Task data →
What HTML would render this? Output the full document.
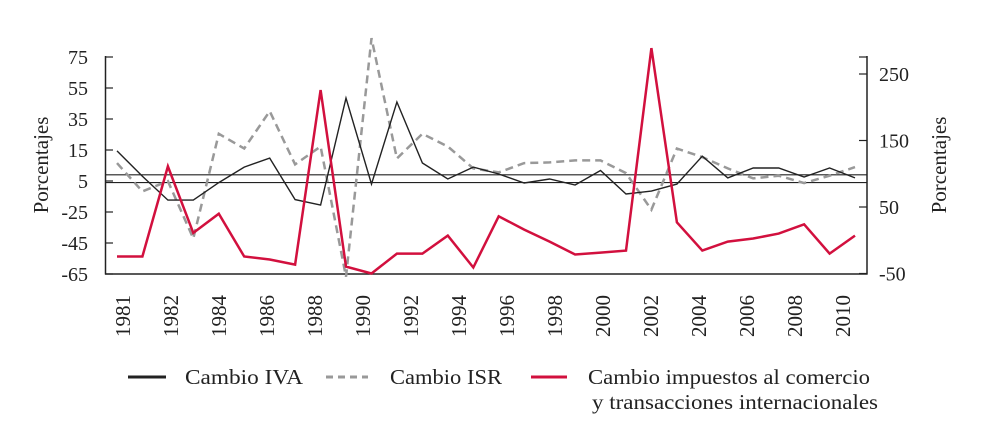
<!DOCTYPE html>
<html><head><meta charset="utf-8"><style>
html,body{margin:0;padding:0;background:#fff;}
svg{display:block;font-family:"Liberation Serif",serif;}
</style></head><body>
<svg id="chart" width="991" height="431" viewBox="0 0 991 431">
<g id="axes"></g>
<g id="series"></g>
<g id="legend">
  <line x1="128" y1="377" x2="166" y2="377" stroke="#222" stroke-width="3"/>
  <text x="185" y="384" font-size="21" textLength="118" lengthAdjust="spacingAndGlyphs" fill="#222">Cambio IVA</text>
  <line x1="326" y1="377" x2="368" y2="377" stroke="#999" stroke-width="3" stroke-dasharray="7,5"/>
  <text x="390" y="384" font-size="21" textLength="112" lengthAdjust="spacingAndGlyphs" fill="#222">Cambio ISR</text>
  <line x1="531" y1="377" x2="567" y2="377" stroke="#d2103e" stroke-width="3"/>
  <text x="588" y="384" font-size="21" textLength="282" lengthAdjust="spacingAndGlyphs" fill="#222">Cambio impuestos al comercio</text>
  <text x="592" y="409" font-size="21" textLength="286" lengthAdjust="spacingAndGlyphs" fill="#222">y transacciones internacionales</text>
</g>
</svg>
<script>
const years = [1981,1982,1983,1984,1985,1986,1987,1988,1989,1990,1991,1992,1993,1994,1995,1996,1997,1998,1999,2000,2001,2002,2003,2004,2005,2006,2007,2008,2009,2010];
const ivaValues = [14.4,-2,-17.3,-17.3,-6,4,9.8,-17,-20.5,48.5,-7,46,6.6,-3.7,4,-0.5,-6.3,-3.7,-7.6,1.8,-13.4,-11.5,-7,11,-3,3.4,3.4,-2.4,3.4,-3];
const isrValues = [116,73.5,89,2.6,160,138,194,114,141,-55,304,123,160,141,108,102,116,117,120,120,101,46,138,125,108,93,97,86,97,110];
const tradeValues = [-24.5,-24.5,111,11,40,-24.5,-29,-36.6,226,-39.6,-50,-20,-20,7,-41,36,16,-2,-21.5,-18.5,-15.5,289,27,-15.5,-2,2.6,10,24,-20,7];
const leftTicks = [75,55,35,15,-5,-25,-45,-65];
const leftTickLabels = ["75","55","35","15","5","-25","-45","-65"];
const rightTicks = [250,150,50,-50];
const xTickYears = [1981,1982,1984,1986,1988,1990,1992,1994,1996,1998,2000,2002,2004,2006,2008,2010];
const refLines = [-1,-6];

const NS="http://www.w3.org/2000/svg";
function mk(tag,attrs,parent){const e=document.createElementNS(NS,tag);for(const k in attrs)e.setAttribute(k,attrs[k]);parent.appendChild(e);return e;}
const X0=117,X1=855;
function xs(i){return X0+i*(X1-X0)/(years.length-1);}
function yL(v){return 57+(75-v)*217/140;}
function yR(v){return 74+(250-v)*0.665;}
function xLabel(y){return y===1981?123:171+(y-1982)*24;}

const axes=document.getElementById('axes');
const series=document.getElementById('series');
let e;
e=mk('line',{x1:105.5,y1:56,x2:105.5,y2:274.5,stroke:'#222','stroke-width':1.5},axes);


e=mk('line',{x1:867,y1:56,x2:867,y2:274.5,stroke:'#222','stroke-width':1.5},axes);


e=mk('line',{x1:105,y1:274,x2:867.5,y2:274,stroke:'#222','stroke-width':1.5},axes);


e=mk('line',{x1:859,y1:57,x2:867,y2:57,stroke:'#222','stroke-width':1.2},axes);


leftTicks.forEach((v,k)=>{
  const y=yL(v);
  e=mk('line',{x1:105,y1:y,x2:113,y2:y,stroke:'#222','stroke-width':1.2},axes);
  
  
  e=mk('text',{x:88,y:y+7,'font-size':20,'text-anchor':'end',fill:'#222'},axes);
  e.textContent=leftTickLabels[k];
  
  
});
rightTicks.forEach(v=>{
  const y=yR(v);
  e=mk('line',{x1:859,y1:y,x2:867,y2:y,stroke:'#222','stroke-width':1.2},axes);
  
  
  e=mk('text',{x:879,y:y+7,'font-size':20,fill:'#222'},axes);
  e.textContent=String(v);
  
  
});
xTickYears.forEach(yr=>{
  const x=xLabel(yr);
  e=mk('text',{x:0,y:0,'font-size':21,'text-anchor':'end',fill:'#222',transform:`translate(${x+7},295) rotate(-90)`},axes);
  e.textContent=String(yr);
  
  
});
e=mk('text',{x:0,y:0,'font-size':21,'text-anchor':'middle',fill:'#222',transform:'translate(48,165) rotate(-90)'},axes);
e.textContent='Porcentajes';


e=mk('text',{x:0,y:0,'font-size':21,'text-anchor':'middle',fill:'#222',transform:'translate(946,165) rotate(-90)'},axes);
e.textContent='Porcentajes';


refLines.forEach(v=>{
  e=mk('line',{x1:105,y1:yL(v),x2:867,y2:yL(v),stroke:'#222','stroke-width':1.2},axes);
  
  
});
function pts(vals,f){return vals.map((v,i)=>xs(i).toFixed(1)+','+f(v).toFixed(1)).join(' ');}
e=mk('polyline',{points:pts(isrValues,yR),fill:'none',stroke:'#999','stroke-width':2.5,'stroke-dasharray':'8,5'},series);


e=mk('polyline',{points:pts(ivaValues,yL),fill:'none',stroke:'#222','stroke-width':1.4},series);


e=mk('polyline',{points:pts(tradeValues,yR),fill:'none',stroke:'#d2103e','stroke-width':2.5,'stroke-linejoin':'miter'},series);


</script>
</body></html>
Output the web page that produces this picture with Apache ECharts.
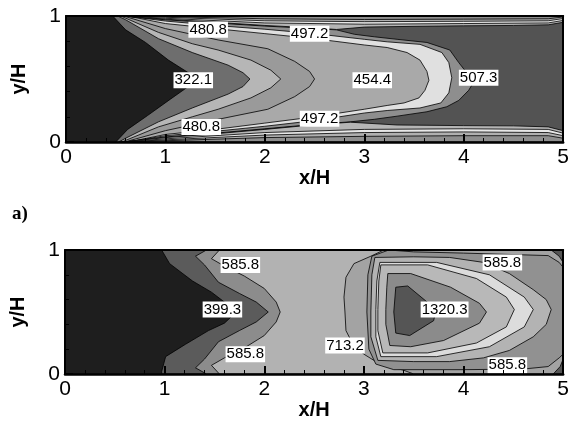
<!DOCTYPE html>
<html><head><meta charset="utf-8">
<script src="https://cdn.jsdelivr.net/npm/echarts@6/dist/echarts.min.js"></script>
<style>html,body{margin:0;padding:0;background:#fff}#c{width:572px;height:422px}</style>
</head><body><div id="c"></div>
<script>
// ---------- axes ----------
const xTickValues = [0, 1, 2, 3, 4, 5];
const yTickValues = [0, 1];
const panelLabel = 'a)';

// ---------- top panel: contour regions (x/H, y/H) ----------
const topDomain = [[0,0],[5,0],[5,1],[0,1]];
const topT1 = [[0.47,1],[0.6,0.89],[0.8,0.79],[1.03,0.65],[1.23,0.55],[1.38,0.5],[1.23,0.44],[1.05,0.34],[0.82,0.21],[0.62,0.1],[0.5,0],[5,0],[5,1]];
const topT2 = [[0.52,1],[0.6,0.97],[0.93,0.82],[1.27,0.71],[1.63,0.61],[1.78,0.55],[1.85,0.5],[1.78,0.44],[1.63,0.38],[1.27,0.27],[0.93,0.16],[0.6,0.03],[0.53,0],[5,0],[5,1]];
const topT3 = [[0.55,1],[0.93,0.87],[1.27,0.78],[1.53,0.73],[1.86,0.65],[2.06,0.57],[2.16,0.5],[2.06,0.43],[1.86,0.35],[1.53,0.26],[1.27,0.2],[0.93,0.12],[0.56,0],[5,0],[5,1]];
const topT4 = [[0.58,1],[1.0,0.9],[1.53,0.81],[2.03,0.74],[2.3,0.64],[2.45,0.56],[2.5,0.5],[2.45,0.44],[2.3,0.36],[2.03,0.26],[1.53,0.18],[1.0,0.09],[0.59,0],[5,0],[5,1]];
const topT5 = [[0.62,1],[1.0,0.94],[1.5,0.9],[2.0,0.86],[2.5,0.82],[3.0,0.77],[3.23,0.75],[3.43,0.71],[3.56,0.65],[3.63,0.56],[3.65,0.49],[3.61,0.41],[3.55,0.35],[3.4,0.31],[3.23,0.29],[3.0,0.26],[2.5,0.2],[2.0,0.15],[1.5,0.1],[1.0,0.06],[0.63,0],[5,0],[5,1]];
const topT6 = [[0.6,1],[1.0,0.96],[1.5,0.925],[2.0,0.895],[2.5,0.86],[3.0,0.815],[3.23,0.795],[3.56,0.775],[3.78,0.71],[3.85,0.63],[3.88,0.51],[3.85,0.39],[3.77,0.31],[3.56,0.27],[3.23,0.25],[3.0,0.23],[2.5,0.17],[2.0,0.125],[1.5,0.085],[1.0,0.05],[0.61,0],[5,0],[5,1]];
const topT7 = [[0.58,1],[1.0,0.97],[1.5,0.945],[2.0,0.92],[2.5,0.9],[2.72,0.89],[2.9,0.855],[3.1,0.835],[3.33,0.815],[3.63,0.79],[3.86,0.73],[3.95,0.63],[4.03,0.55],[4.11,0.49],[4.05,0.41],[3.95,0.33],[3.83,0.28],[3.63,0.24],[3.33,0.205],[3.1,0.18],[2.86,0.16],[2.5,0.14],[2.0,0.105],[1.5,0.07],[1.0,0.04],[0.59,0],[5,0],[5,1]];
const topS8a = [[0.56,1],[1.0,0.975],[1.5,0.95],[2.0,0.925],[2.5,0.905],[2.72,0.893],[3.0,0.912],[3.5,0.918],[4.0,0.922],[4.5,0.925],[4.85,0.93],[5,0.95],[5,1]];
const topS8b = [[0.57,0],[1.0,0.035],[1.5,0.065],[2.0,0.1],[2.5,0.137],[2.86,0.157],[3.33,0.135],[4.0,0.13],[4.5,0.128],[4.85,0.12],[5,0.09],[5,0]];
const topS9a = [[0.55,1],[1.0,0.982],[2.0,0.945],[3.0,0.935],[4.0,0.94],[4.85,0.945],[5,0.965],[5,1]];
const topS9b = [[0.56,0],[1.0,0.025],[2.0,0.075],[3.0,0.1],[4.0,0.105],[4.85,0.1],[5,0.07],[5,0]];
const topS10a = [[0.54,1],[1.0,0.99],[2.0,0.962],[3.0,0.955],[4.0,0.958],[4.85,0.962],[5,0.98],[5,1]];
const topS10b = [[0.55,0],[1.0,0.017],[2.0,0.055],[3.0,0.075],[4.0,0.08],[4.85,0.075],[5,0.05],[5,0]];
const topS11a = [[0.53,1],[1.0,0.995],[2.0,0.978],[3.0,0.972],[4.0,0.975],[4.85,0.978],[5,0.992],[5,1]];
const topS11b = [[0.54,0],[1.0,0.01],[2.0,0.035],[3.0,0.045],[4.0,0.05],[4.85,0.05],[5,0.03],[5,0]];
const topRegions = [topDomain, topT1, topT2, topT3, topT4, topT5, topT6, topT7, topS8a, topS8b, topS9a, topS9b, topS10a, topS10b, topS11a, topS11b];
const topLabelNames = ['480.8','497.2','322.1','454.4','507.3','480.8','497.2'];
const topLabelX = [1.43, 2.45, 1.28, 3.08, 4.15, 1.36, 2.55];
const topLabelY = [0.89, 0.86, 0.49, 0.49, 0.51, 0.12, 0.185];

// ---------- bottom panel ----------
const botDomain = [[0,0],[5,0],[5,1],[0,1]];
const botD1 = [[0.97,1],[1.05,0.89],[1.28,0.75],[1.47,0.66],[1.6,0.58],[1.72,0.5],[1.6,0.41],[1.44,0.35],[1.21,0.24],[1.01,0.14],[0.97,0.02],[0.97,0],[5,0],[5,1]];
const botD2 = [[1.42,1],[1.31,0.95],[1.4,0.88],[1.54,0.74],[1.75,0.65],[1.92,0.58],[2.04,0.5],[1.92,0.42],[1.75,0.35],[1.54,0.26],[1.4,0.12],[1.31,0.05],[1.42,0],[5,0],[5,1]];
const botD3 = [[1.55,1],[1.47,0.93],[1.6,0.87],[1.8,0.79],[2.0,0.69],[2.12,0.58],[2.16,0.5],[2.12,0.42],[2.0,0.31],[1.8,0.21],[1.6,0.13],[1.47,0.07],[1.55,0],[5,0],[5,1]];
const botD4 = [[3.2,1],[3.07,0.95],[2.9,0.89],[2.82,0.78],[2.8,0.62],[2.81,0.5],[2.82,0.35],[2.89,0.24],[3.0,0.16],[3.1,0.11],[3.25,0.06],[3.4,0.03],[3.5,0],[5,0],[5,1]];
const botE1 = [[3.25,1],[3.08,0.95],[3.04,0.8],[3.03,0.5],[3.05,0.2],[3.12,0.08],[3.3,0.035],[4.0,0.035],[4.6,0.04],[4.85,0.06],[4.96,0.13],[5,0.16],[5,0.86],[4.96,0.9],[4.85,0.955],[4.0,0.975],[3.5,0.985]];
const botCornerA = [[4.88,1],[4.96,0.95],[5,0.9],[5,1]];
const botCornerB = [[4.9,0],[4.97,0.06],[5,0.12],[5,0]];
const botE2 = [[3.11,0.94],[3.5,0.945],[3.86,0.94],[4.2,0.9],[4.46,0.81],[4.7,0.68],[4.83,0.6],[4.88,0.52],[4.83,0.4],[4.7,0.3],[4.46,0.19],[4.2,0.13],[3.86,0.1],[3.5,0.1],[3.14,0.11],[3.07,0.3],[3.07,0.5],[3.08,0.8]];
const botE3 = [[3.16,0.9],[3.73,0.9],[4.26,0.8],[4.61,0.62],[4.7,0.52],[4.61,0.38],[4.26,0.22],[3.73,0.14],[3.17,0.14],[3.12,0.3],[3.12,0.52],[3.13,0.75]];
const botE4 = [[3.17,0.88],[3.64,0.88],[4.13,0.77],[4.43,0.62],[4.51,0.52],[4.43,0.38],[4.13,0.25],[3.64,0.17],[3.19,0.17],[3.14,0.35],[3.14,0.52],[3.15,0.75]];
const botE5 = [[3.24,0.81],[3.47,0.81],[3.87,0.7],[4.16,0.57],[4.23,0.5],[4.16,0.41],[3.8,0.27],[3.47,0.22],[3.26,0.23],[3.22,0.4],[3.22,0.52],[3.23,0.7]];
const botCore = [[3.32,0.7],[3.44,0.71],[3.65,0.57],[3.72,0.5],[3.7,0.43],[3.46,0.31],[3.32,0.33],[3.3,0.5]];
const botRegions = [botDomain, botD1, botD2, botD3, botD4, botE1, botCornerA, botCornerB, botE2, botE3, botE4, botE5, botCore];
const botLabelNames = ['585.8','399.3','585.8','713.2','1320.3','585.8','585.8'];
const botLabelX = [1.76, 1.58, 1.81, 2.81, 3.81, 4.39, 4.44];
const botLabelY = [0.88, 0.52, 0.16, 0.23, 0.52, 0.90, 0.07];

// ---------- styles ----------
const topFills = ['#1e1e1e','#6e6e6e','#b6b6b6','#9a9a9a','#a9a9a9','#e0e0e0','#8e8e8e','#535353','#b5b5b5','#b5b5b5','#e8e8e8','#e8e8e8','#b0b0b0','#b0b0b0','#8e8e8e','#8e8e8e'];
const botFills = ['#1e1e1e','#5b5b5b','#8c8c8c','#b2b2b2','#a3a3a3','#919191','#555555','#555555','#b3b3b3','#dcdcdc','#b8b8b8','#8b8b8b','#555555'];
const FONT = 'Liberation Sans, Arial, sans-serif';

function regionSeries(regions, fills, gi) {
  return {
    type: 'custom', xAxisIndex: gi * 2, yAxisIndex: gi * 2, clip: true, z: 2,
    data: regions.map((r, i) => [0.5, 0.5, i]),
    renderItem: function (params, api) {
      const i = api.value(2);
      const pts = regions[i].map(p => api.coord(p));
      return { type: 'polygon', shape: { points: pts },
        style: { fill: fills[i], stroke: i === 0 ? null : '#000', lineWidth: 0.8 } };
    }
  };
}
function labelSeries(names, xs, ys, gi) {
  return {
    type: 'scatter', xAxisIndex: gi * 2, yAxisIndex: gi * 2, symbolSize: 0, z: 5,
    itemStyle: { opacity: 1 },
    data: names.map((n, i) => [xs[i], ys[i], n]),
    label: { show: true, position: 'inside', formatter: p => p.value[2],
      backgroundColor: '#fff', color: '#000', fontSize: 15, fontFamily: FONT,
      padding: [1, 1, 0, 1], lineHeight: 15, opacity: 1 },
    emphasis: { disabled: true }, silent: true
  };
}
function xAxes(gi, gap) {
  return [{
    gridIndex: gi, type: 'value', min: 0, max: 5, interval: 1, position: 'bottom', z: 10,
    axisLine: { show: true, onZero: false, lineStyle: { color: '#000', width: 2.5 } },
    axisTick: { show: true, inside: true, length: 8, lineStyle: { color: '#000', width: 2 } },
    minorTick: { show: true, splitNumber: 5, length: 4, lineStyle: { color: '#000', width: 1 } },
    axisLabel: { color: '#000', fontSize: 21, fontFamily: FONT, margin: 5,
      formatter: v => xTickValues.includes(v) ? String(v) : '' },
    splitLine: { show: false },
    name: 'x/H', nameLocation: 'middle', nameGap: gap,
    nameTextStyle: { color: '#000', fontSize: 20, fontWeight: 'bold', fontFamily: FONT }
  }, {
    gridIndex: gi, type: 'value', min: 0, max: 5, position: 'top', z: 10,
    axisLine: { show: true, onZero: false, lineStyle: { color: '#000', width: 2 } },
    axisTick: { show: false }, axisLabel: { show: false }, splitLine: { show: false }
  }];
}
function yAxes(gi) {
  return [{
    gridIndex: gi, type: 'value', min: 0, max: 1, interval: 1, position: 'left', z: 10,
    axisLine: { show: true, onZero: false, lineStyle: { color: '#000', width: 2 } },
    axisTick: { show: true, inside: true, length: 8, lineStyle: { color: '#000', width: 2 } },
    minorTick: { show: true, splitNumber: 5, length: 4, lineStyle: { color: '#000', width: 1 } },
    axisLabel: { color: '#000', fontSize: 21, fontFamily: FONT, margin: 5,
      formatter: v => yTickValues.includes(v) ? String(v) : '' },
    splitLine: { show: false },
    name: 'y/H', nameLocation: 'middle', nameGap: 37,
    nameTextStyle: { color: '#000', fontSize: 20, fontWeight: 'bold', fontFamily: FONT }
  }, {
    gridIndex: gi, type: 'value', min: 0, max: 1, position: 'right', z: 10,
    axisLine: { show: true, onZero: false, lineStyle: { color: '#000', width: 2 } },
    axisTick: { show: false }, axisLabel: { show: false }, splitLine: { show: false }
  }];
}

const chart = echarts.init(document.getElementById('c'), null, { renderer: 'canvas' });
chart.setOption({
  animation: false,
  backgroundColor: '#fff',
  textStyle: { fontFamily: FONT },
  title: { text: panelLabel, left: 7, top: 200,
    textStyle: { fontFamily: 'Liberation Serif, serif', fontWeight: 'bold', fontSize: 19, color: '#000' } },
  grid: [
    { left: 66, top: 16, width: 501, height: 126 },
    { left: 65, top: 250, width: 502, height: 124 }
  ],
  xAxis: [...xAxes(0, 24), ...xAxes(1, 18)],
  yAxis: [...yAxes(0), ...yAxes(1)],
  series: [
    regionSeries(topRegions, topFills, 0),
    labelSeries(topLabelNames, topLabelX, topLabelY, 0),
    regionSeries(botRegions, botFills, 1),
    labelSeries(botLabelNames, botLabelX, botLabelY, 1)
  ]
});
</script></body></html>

Stated goal → Transcribe the lines between the one holding "Output the web" and the one holding "const panelLabel = 'a)';", inclusive, and leave out any pictures.

Solution to this task →
Output the web page that produces this picture with Apache ECharts.
<!DOCTYPE html>
<html><head><meta charset="utf-8">
<script src="https://cdn.jsdelivr.net/npm/echarts@6/dist/echarts.min.js"></script>
<style>html,body{margin:0;padding:0;background:#fff}#c{width:572px;height:422px}</style>
</head><body><div id="c"></div>
<script>
// ---------- axes ----------
const xTickValues = [0, 1, 2, 3, 4, 5];
const yTickValues = [0, 1];
const panelLabel = 'a)';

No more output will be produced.